• _Work to complete_
Do not include the pictures; repeat the rest of the data exactly.

- - -

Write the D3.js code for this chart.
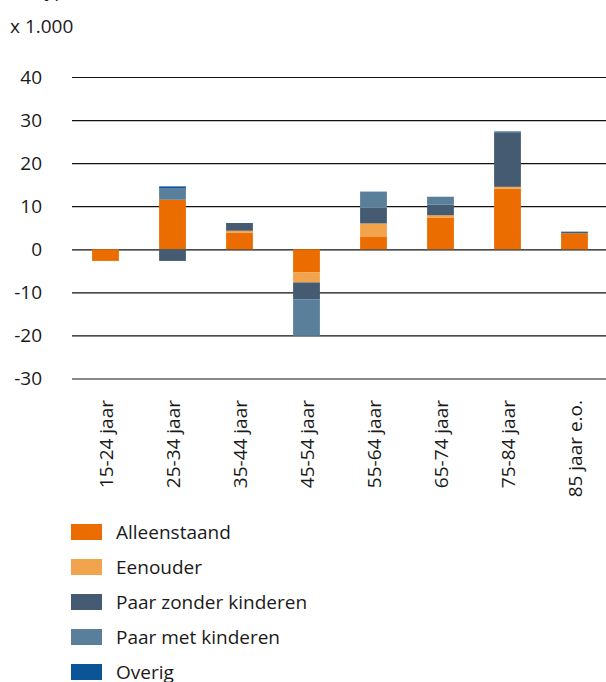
<!DOCTYPE html>
<html>
<head>
<meta charset="utf-8">
<script src="https://cdn.jsdelivr.net/npm/d3@7"></script>
<style>
  body { margin: 0; background: #fff; }
  svg { display: block; }
  text { font-family: "Open Sans", sans-serif; fill: #1a1a1a; }
</style>
</head>
<body>
<svg id="chart" width="606" height="682"></svg>
<script>
// categories + series (x 1.000 huishoudens)
const ageGroups = ["15-24 jaar", "25-34 jaar", "35-44 jaar", "45-54 jaar", "55-64 jaar", "65-74 jaar", "75-84 jaar", "85 jaar e.o."];
const seriesNames = ["Alleenstaand", "Eenouder", "Paar zonder kinderen", "Paar met kinderen", "Overig"];
const seriesColors = ["#eb6d00", "#f2a44c", "#455b71", "#5a7f9a", "#0b5496"];

const alleenstaand     = [-2.7, 11.5, 3.9, -5.4, 3.0, 7.4, 14.1, 3.7];
const eenouder         = [0.0, 0.0, 0.4, -2.3, 3.0, 0.5, 0.4, 0.0];
const paarZonder       = [0.0, -2.7, 1.8, -3.9, 3.7, 2.5, 12.5, 0.4];
const paarMet          = [0.0, 2.6, 0.0, -8.5, 3.7, 1.8, 0.4, 0.0];
const overig           = [0.0, 0.5, 0.0, 0.0, 0.0, 0.0, 0.0, 0.0];

const yTicks = [40, 30, 20, 10, 0, -10, -20, -30];

const table = ageGroups.map((g, i) => ({
    group: g,
    "Alleenstaand": alleenstaand[i],
    "Eenouder": eenouder[i],
    "Paar zonder kinderen": paarZonder[i],
    "Paar met kinderen": paarMet[i],
    "Overig": overig[i]
}));

const svg = d3.select("#chart");
const FS = 19;

const x = d3.scaleBand().domain(ageGroups).range([72, 608]).paddingInner(0.6).paddingOuter(0.3);
const y = d3.scaleLinear().domain([-30, 40]).range([378.5, 77]);

// gridlines + tick labels
const yAxis = svg.append("g").attr("transform", "translate(72,0)")
    .call(d3.axisLeft(y).tickValues(yTicks).tickSize(-534).tickPadding(30).tickFormat(d => String(d)));
yAxis.select(".domain").remove();
yAxis.selectAll(".tick line").attr("stroke", "#111").attr("stroke-width", 1.2);
yAxis.selectAll(".tick text").attr("font-size", FS).attr("fill", "#1a1a1a").style("font-family", "'Open Sans', sans-serif");

// stacked bars, positive and negative separately
const stack = d3.stack().keys(seriesNames).offset(d3.stackOffsetDiverging);
const layers = stack(table);

svg.append("g").selectAll("g")
  .data(layers)
  .join("g")
    .attr("fill", (d, i) => seriesColors[i])
  .selectAll("rect")
  .data(d => d)
  .join("rect")
    .attr("x", d => x(d.data.group))
    .attr("width", x.bandwidth())
    .attr("y", d => y(Math.max(d[0], d[1])))
    .attr("height", d => Math.abs(y(d[0]) - y(d[1])));

// x labels, rotated
svg.append("g").selectAll("text")
  .data(ageGroups)
  .join("text")
    .attr("transform", d => `translate(${x(d) + x.bandwidth() / 2 + 7},400) rotate(-90)`)
    .attr("text-anchor", "end")
    .attr("font-size", FS)
    .text(d => d);

// unit label (title above is cut off at the top edge)
svg.append("text").attr("x", 38).attr("y", -3).attr("font-size", FS).text("type");
svg.append("text").attr("x", 10).attr("y", 33).attr("font-size", FS).text("x 1.000");

// legend
const legend = svg.append("g").selectAll("g")
  .data(seriesNames)
  .join("g")
    .attr("transform", (d, i) => `translate(71,${524 + i * 35})`);
legend.append("rect").attr("width", 31).attr("height", 16).attr("fill", (d, i) => seriesColors[i]);
legend.append("text").attr("x", 45).attr("y", 15).attr("font-size", FS).text(d => d);
</script>
</body>
</html>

- - -

• _Worked answer_
Write the D3.js code for this chart.
<!DOCTYPE html>
<html>
<head>
<meta charset="utf-8">
<script src="https://cdn.jsdelivr.net/npm/d3@7"></script>
<style>
  body { margin: 0; background: #fff; }
  svg { display: block; }
  text { font-family: "Open Sans", sans-serif; fill: #1a1a1a; }
</style>
</head>
<body>
<svg id="chart" width="606" height="682"></svg>
<script>
// categories + series (x 1.000 huishoudens)
const ageGroups = ["15-24 jaar", "25-34 jaar", "35-44 jaar", "45-54 jaar", "55-64 jaar", "65-74 jaar", "75-84 jaar", "85 jaar e.o."];
const seriesNames = ["Alleenstaand", "Eenouder", "Paar zonder kinderen", "Paar met kinderen", "Overig"];
const seriesColors = ["#eb6d00", "#f2a44c", "#455b71", "#5a7f9a", "#0b5496"];

const alleenstaand     = [-2.7, 11.5, 3.9, -5.4, 3.0, 7.4, 14.1, 3.7];
const eenouder         = [0.0, 0.0, 0.4, -2.3, 3.0, 0.5, 0.4, 0.0];
const paarZonder       = [0.0, -2.7, 1.8, -3.9, 3.7, 2.5, 12.5, 0.4];
const paarMet          = [0.0, 2.6, 0.0, -8.5, 3.7, 1.8, 0.4, 0.0];
const overig           = [0.0, 0.5, 0.0, 0.0, 0.0, 0.0, 0.0, 0.0];

const yTicks = [40, 30, 20, 10, 0, -10, -20, -30];

const table = ageGroups.map((g, i) => ({
    group: g,
    "Alleenstaand": alleenstaand[i],
    "Eenouder": eenouder[i],
    "Paar zonder kinderen": paarZonder[i],
    "Paar met kinderen": paarMet[i],
    "Overig": overig[i]
}));

const svg = d3.select("#chart");
const FS = 19;

const x = d3.scaleBand().domain(ageGroups).range([72, 608]).paddingInner(0.6).paddingOuter(0.3);
const y = d3.scaleLinear().domain([-30, 40]).range([378.5, 77]);

// gridlines + tick labels
const yAxis = svg.append("g").attr("transform", "translate(72,0)")
    .call(d3.axisLeft(y).tickValues(yTicks).tickSize(-534).tickPadding(30).tickFormat(d => String(d)));
yAxis.select(".domain").remove();
yAxis.selectAll(".tick line").attr("stroke", "#111").attr("stroke-width", 1.2);
yAxis.selectAll(".tick text").attr("font-size", FS).attr("fill", "#1a1a1a").style("font-family", "'Open Sans', sans-serif");

// stacked bars, positive and negative separately
const stack = d3.stack().keys(seriesNames).offset(d3.stackOffsetDiverging);
const layers = stack(table);

svg.append("g").selectAll("g")
  .data(layers)
  .join("g")
    .attr("fill", (d, i) => seriesColors[i])
  .selectAll("rect")
  .data(d => d)
  .join("rect")
    .attr("x", d => x(d.data.group))
    .attr("width", x.bandwidth())
    .attr("y", d => y(Math.max(d[0], d[1])))
    .attr("height", d => Math.abs(y(d[0]) - y(d[1])));

// x labels, rotated
svg.append("g").selectAll("text")
  .data(ageGroups)
  .join("text")
    .attr("transform", d => `translate(${x(d) + x.bandwidth() / 2 + 7},400) rotate(-90)`)
    .attr("text-anchor", "end")
    .attr("font-size", FS)
    .text(d => d);

// unit label (title above is cut off at the top edge)
svg.append("text").attr("x", 38).attr("y", -3).attr("font-size", FS).text("type");
svg.append("text").attr("x", 10).attr("y", 33).attr("font-size", FS).text("x 1.000");

// legend
const legend = svg.append("g").selectAll("g")
  .data(seriesNames)
  .join("g")
    .attr("transform", (d, i) => `translate(71,${524 + i * 35})`);
legend.append("rect").attr("width", 31).attr("height", 16).attr("fill", (d, i) => seriesColors[i]);
legend.append("text").attr("x", 45).attr("y", 15).attr("font-size", FS).text(d => d);
</script>
</body>
</html>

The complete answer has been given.